== Material
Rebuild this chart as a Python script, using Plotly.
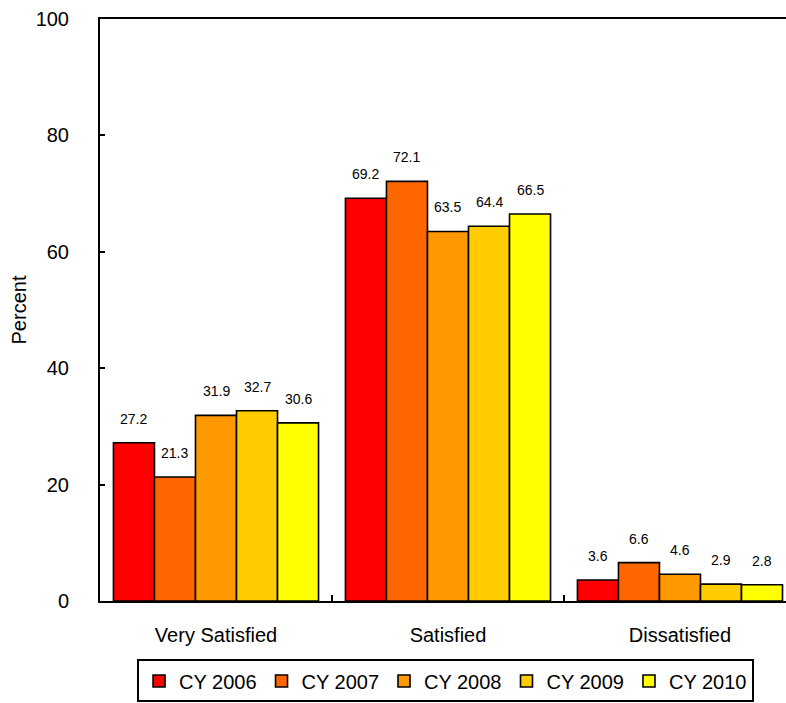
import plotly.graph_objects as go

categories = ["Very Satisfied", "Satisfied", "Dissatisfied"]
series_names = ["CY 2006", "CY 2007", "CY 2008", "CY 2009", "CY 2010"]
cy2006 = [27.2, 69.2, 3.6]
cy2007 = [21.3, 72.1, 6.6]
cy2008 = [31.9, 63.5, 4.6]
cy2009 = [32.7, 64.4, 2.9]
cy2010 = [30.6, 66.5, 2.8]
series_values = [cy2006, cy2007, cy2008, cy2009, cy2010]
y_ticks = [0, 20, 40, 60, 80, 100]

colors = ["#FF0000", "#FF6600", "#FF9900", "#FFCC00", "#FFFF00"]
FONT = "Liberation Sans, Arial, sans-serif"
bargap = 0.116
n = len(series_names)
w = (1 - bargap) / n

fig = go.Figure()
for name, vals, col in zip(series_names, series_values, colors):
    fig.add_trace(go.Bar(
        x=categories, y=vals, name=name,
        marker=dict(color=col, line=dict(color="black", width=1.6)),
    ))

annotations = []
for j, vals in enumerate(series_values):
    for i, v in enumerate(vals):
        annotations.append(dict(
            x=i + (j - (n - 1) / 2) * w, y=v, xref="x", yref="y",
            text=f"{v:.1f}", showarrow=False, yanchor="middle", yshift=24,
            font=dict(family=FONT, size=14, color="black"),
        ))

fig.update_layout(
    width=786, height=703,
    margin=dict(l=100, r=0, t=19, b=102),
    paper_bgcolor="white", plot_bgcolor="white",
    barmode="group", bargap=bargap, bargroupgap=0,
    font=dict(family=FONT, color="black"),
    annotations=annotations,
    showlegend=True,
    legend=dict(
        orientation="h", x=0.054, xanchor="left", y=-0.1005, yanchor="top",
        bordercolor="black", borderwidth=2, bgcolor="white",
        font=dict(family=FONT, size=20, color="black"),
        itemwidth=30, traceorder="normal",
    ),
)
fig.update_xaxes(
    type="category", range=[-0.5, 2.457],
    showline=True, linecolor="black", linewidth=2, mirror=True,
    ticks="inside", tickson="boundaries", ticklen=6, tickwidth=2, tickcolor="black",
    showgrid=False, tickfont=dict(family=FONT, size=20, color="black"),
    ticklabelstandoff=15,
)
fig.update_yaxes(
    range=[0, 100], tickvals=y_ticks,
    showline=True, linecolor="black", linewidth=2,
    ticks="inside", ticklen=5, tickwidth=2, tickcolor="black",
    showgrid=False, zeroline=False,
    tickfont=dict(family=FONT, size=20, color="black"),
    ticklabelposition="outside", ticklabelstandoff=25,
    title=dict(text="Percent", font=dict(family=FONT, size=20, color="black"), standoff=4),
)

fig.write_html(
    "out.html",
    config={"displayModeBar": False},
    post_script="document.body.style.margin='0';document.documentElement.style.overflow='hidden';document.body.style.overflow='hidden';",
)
====
> [What you have to do]:
Restate the whole listing above exactly, please, omitting every image.

> [Reply to the exercise]:
Rebuild this chart as a Python script, using Plotly.
import plotly.graph_objects as go

categories = ["Very Satisfied", "Satisfied", "Dissatisfied"]
series_names = ["CY 2006", "CY 2007", "CY 2008", "CY 2009", "CY 2010"]
cy2006 = [27.2, 69.2, 3.6]
cy2007 = [21.3, 72.1, 6.6]
cy2008 = [31.9, 63.5, 4.6]
cy2009 = [32.7, 64.4, 2.9]
cy2010 = [30.6, 66.5, 2.8]
series_values = [cy2006, cy2007, cy2008, cy2009, cy2010]
y_ticks = [0, 20, 40, 60, 80, 100]

colors = ["#FF0000", "#FF6600", "#FF9900", "#FFCC00", "#FFFF00"]
FONT = "Liberation Sans, Arial, sans-serif"
bargap = 0.116
n = len(series_names)
w = (1 - bargap) / n

fig = go.Figure()
for name, vals, col in zip(series_names, series_values, colors):
    fig.add_trace(go.Bar(
        x=categories, y=vals, name=name,
        marker=dict(color=col, line=dict(color="black", width=1.6)),
    ))

annotations = []
for j, vals in enumerate(series_values):
    for i, v in enumerate(vals):
        annotations.append(dict(
            x=i + (j - (n - 1) / 2) * w, y=v, xref="x", yref="y",
            text=f"{v:.1f}", showarrow=False, yanchor="middle", yshift=24,
            font=dict(family=FONT, size=14, color="black"),
        ))

fig.update_layout(
    width=786, height=703,
    margin=dict(l=100, r=0, t=19, b=102),
    paper_bgcolor="white", plot_bgcolor="white",
    barmode="group", bargap=bargap, bargroupgap=0,
    font=dict(family=FONT, color="black"),
    annotations=annotations,
    showlegend=True,
    legend=dict(
        orientation="h", x=0.054, xanchor="left", y=-0.1005, yanchor="top",
        bordercolor="black", borderwidth=2, bgcolor="white",
        font=dict(family=FONT, size=20, color="black"),
        itemwidth=30, traceorder="normal",
    ),
)
fig.update_xaxes(
    type="category", range=[-0.5, 2.457],
    showline=True, linecolor="black", linewidth=2, mirror=True,
    ticks="inside", tickson="boundaries", ticklen=6, tickwidth=2, tickcolor="black",
    showgrid=False, tickfont=dict(family=FONT, size=20, color="black"),
    ticklabelstandoff=15,
)
fig.update_yaxes(
    range=[0, 100], tickvals=y_ticks,
    showline=True, linecolor="black", linewidth=2,
    ticks="inside", ticklen=5, tickwidth=2, tickcolor="black",
    showgrid=False, zeroline=False,
    tickfont=dict(family=FONT, size=20, color="black"),
    ticklabelposition="outside", ticklabelstandoff=25,
    title=dict(text="Percent", font=dict(family=FONT, size=20, color="black"), standoff=4),
)

fig.write_html(
    "out.html",
    config={"displayModeBar": False},
    post_script="document.body.style.margin='0';document.documentElement.style.overflow='hidden';document.body.style.overflow='hidden';",
)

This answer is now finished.